_GOAL OF THE EXERCISE_.
Without the images, write out the whole listing exactly.
---
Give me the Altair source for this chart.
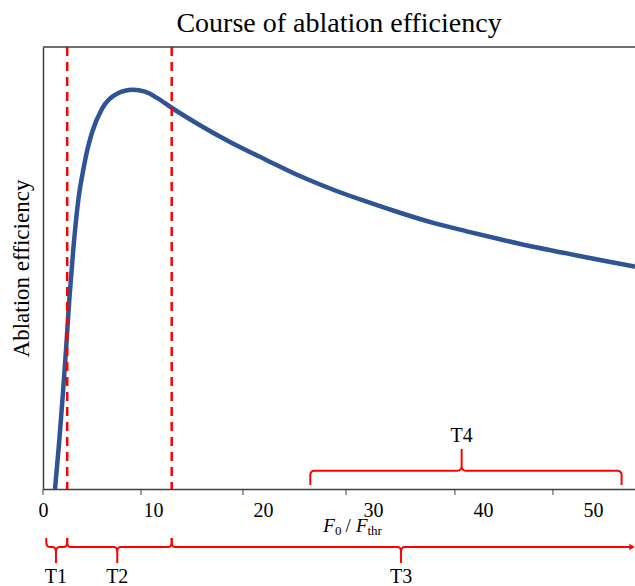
import altair as alt
import pandas as pd
import numpy as np

# ---- data ----
curve_x = [1.09, 1.45, 1.79, 2.09, 2.39, 2.75, 3.21, 3.66, 4.0, 4.45, 5.36, 6.73,
           8.18, 9.27, 10.36, 11.73, 14.0, 17.0, 20.34, 23.36, 26.39, 29.43, 32.45,
           35.48, 38.52, 41.55, 44.57, 47.61, 50.64, 53.82]
curve_y = [0, 10, 20.9, 31.4, 42.8, 54.1, 65.4, 72.2, 76.4, 80.6, 86.0, 89.4,
           90.3, 89.9, 88.5, 86.2, 82.7, 78.5, 74.4, 70.8, 67.7, 65.0, 62.5,
           60.2, 58.3, 56.5, 54.8, 53.3, 51.8, 50.3]

threshold_x = [2.2, 11.7]          # red dashed lines

x_labels = [0, 10, 20, 30, 40, 50]
x_tick_marks = [0, 8.91, 18.18, 27.55, 37.45, 46.36]   # tick marks as drawn in the reference

# brace definitions: start, end, tip position
brace_names = ["T1", "T2", "T3", "T4"]
brace_start = [0.3, 2.2, 11.7, 24.3]
brace_end = [2.2, 11.7, 53.6, 52.6]
brace_tip = [1.18, 6.75, 32.55, 38.06]

XMAX = 53.82
W, H = 592, 442
PX_X = W / XMAX
PX_Y = H / 100.0


def brace_points(name, x0, x1, xm, yh, yend, ytip, rxp, ryp, arrow=False, n=5):
    s = 1 if yend > yh else -1
    rx, ry = rxp / PX_X, ryp / PX_Y
    t = np.linspace(0, np.pi / 2, n)
    pts = [(x0, yend)]
    cx, cy = x0 + rx, yh + s * ry
    pts += list(zip(cx - rx * np.cos(t), cy - s * ry * np.sin(t)))
    cx, cy = xm - rx, yh - s * ry
    pts += list(zip(cx + rx * np.sin(t), cy + s * ry * np.cos(t)))
    pts.append((xm, ytip))
    cx, cy = xm + rx, yh - s * ry
    pts += list(zip(cx - rx * np.cos(t), cy + s * ry * np.sin(t)))
    if arrow:
        pts.append((x1, yh))
    else:
        cx, cy = x1 - rx, yh + s * ry
        pts += list(zip(cx + rx * np.sin(t), cy - s * ry * np.cos(t)))
        pts.append((x1, yend))
    return [{"x": float(a), "y": float(b), "brace": name, "o": i} for i, (a, b) in enumerate(pts)]


def py(p):  # pixel row -> data y
    return (489 - p) / PX_Y


rows = []
for i, name in enumerate(brace_names):
    if name == "T4":
        rows += brace_points(name, brace_start[i], brace_end[i], brace_tip[i],
                             py(470.7), py(485), py(449), 4, 4)
    else:
        rows += brace_points(name, brace_start[i], brace_end[i], brace_tip[i],
                             py(547), py(538), py(563), 3, 4.5, arrow=(name == "T3"))
brace_df = pd.DataFrame(rows)

label_df = pd.DataFrame({
    "x": brace_tip,
    "y": [py(583), py(583), py(583), py(441.7)],
    "t": brace_names,
})

arrow_df = pd.DataFrame({"x": [53.55], "y": [py(547)]})

curve_df = pd.DataFrame({"x": curve_x, "y": curve_y})
vline_df = pd.DataFrame({"x": threshold_x})
top_df = pd.DataFrame({"y": [100]})
tick_df = pd.DataFrame({"x": x_tick_marks, "y": [0.0] * len(x_tick_marks),
                        "y2": [py(495)] * len(x_tick_marks)})

ital_df = pd.DataFrame({"x": [(323.3 - 43) / PX_X, (356 - 43) / PX_X],
                        "y": [py(532.3), py(532.3)], "t": ["F", "F"]})
sub_df = pd.DataFrame({"x": [(335 - 43) / PX_X, (345.5 - 43) / PX_X, (367.5 - 43) / PX_X],
                       "y": [py(535), py(532.3), py(535)],
                       "t": ["0", "/", "thr"], "s": [13, 19, 13]})

FONT = "Times New Roman, Liberation Serif, DejaVu Serif, serif"
xscale = alt.Scale(domain=[0, XMAX], nice=False, zero=False)
yscale = alt.Scale(domain=[0, 100], nice=False, zero=False)
xaxis = alt.Axis(values=x_labels, title=None, grid=False, labelFont=FONT, labelFontSize=20,
                 labelColor="black", ticks=False, domainColor="#404040", domainWidth=1.5,
                 labelPadding=11, labelFlush=False)
yaxis = alt.Axis(title="Ablation efficiency", labels=False, ticks=False, grid=False,
                 domainColor="#404040", domainWidth=1.5, titleFont=FONT, titleFontSize=23,
                 titleFontWeight="normal", titleColor="black", titlePadding=10)
X = alt.X("x:Q", scale=xscale, axis=xaxis)
Y = alt.Y("y:Q", scale=yscale, axis=yaxis)

curve = alt.Chart(curve_df).mark_line(color="#2E5496", strokeWidth=4.5,
                                      interpolate="monotone").encode(x=X, y=Y)
vlines = alt.Chart(vline_df).mark_rule(color="#FF0000", strokeWidth=2.5,
                                       strokeDash=[9, 6]).encode(x=X)
top = alt.Chart(top_df).mark_rule(color="#404040", strokeWidth=1.5).encode(y=Y)
ticks = alt.Chart(tick_df).mark_rule(color="#404040", strokeWidth=1).encode(
    x=X, y=Y, y2="y2:Q")
braces = alt.Chart(brace_df).mark_line(color="#FF0000", strokeWidth=2).encode(
    x=X, y=Y, detail="brace:N", order="o:Q")
arrow = alt.Chart(arrow_df).mark_point(shape="triangle-right", filled=True, color="#FF0000",
                                       size=40, opacity=1).encode(x=X, y=Y)
labels = alt.Chart(label_df).mark_text(font=FONT, fontSize=20, color="black",
                                       align="center", baseline="alphabetic").encode(
    x=X, y=Y, text="t:N")
ital = alt.Chart(ital_df).mark_text(font=FONT, fontSize=19, fontStyle="italic", color="black",
                                    align="left", baseline="alphabetic").encode(
    x=X, y=Y, text="t:N")
subs = alt.Chart(sub_df).mark_text(font=FONT, color="black", align="left",
                                   baseline="alphabetic").encode(
    x=X, y=Y, text="t:N", size=alt.Size("s:Q", scale=None, legend=None))

chart = alt.layer(curve, vlines, top, ticks, braces, arrow, labels, ital, subs).properties(
    width=W, height=H,
    title=alt.TitleParams("Course of ablation efficiency", font=FONT, fontSize=28,
                          fontWeight="normal", color="black", anchor="middle", offset=8),
    autosize=alt.AutoSizeParams(type="none"),
    padding={"left": 43, "top": 47, "right": 0, "bottom": 97},
    background="white",
).configure_view(stroke=None)

chart.save("out.html", embed_options={"renderer": "svg", "actions": False})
---
_THE SOLUTION_.
Give me the Altair source for this chart.
import altair as alt
import pandas as pd
import numpy as np

# ---- data ----
curve_x = [1.09, 1.45, 1.79, 2.09, 2.39, 2.75, 3.21, 3.66, 4.0, 4.45, 5.36, 6.73,
           8.18, 9.27, 10.36, 11.73, 14.0, 17.0, 20.34, 23.36, 26.39, 29.43, 32.45,
           35.48, 38.52, 41.55, 44.57, 47.61, 50.64, 53.82]
curve_y = [0, 10, 20.9, 31.4, 42.8, 54.1, 65.4, 72.2, 76.4, 80.6, 86.0, 89.4,
           90.3, 89.9, 88.5, 86.2, 82.7, 78.5, 74.4, 70.8, 67.7, 65.0, 62.5,
           60.2, 58.3, 56.5, 54.8, 53.3, 51.8, 50.3]

threshold_x = [2.2, 11.7]          # red dashed lines

x_labels = [0, 10, 20, 30, 40, 50]
x_tick_marks = [0, 8.91, 18.18, 27.55, 37.45, 46.36]   # tick marks as drawn in the reference

# brace definitions: start, end, tip position
brace_names = ["T1", "T2", "T3", "T4"]
brace_start = [0.3, 2.2, 11.7, 24.3]
brace_end = [2.2, 11.7, 53.6, 52.6]
brace_tip = [1.18, 6.75, 32.55, 38.06]

XMAX = 53.82
W, H = 592, 442
PX_X = W / XMAX
PX_Y = H / 100.0


def brace_points(name, x0, x1, xm, yh, yend, ytip, rxp, ryp, arrow=False, n=5):
    s = 1 if yend > yh else -1
    rx, ry = rxp / PX_X, ryp / PX_Y
    t = np.linspace(0, np.pi / 2, n)
    pts = [(x0, yend)]
    cx, cy = x0 + rx, yh + s * ry
    pts += list(zip(cx - rx * np.cos(t), cy - s * ry * np.sin(t)))
    cx, cy = xm - rx, yh - s * ry
    pts += list(zip(cx + rx * np.sin(t), cy + s * ry * np.cos(t)))
    pts.append((xm, ytip))
    cx, cy = xm + rx, yh - s * ry
    pts += list(zip(cx - rx * np.cos(t), cy + s * ry * np.sin(t)))
    if arrow:
        pts.append((x1, yh))
    else:
        cx, cy = x1 - rx, yh + s * ry
        pts += list(zip(cx + rx * np.sin(t), cy - s * ry * np.cos(t)))
        pts.append((x1, yend))
    return [{"x": float(a), "y": float(b), "brace": name, "o": i} for i, (a, b) in enumerate(pts)]


def py(p):  # pixel row -> data y
    return (489 - p) / PX_Y


rows = []
for i, name in enumerate(brace_names):
    if name == "T4":
        rows += brace_points(name, brace_start[i], brace_end[i], brace_tip[i],
                             py(470.7), py(485), py(449), 4, 4)
    else:
        rows += brace_points(name, brace_start[i], brace_end[i], brace_tip[i],
                             py(547), py(538), py(563), 3, 4.5, arrow=(name == "T3"))
brace_df = pd.DataFrame(rows)

label_df = pd.DataFrame({
    "x": brace_tip,
    "y": [py(583), py(583), py(583), py(441.7)],
    "t": brace_names,
})

arrow_df = pd.DataFrame({"x": [53.55], "y": [py(547)]})

curve_df = pd.DataFrame({"x": curve_x, "y": curve_y})
vline_df = pd.DataFrame({"x": threshold_x})
top_df = pd.DataFrame({"y": [100]})
tick_df = pd.DataFrame({"x": x_tick_marks, "y": [0.0] * len(x_tick_marks),
                        "y2": [py(495)] * len(x_tick_marks)})

ital_df = pd.DataFrame({"x": [(323.3 - 43) / PX_X, (356 - 43) / PX_X],
                        "y": [py(532.3), py(532.3)], "t": ["F", "F"]})
sub_df = pd.DataFrame({"x": [(335 - 43) / PX_X, (345.5 - 43) / PX_X, (367.5 - 43) / PX_X],
                       "y": [py(535), py(532.3), py(535)],
                       "t": ["0", "/", "thr"], "s": [13, 19, 13]})

FONT = "Times New Roman, Liberation Serif, DejaVu Serif, serif"
xscale = alt.Scale(domain=[0, XMAX], nice=False, zero=False)
yscale = alt.Scale(domain=[0, 100], nice=False, zero=False)
xaxis = alt.Axis(values=x_labels, title=None, grid=False, labelFont=FONT, labelFontSize=20,
                 labelColor="black", ticks=False, domainColor="#404040", domainWidth=1.5,
                 labelPadding=11, labelFlush=False)
yaxis = alt.Axis(title="Ablation efficiency", labels=False, ticks=False, grid=False,
                 domainColor="#404040", domainWidth=1.5, titleFont=FONT, titleFontSize=23,
                 titleFontWeight="normal", titleColor="black", titlePadding=10)
X = alt.X("x:Q", scale=xscale, axis=xaxis)
Y = alt.Y("y:Q", scale=yscale, axis=yaxis)

curve = alt.Chart(curve_df).mark_line(color="#2E5496", strokeWidth=4.5,
                                      interpolate="monotone").encode(x=X, y=Y)
vlines = alt.Chart(vline_df).mark_rule(color="#FF0000", strokeWidth=2.5,
                                       strokeDash=[9, 6]).encode(x=X)
top = alt.Chart(top_df).mark_rule(color="#404040", strokeWidth=1.5).encode(y=Y)
ticks = alt.Chart(tick_df).mark_rule(color="#404040", strokeWidth=1).encode(
    x=X, y=Y, y2="y2:Q")
braces = alt.Chart(brace_df).mark_line(color="#FF0000", strokeWidth=2).encode(
    x=X, y=Y, detail="brace:N", order="o:Q")
arrow = alt.Chart(arrow_df).mark_point(shape="triangle-right", filled=True, color="#FF0000",
                                       size=40, opacity=1).encode(x=X, y=Y)
labels = alt.Chart(label_df).mark_text(font=FONT, fontSize=20, color="black",
                                       align="center", baseline="alphabetic").encode(
    x=X, y=Y, text="t:N")
ital = alt.Chart(ital_df).mark_text(font=FONT, fontSize=19, fontStyle="italic", color="black",
                                    align="left", baseline="alphabetic").encode(
    x=X, y=Y, text="t:N")
subs = alt.Chart(sub_df).mark_text(font=FONT, color="black", align="left",
                                   baseline="alphabetic").encode(
    x=X, y=Y, text="t:N", size=alt.Size("s:Q", scale=None, legend=None))

chart = alt.layer(curve, vlines, top, ticks, braces, arrow, labels, ital, subs).properties(
    width=W, height=H,
    title=alt.TitleParams("Course of ablation efficiency", font=FONT, fontSize=28,
                          fontWeight="normal", color="black", anchor="middle", offset=8),
    autosize=alt.AutoSizeParams(type="none"),
    padding={"left": 43, "top": 47, "right": 0, "bottom": 97},
    background="white",
).configure_view(stroke=None)

chart.save("out.html", embed_options={"renderer": "svg", "actions": False})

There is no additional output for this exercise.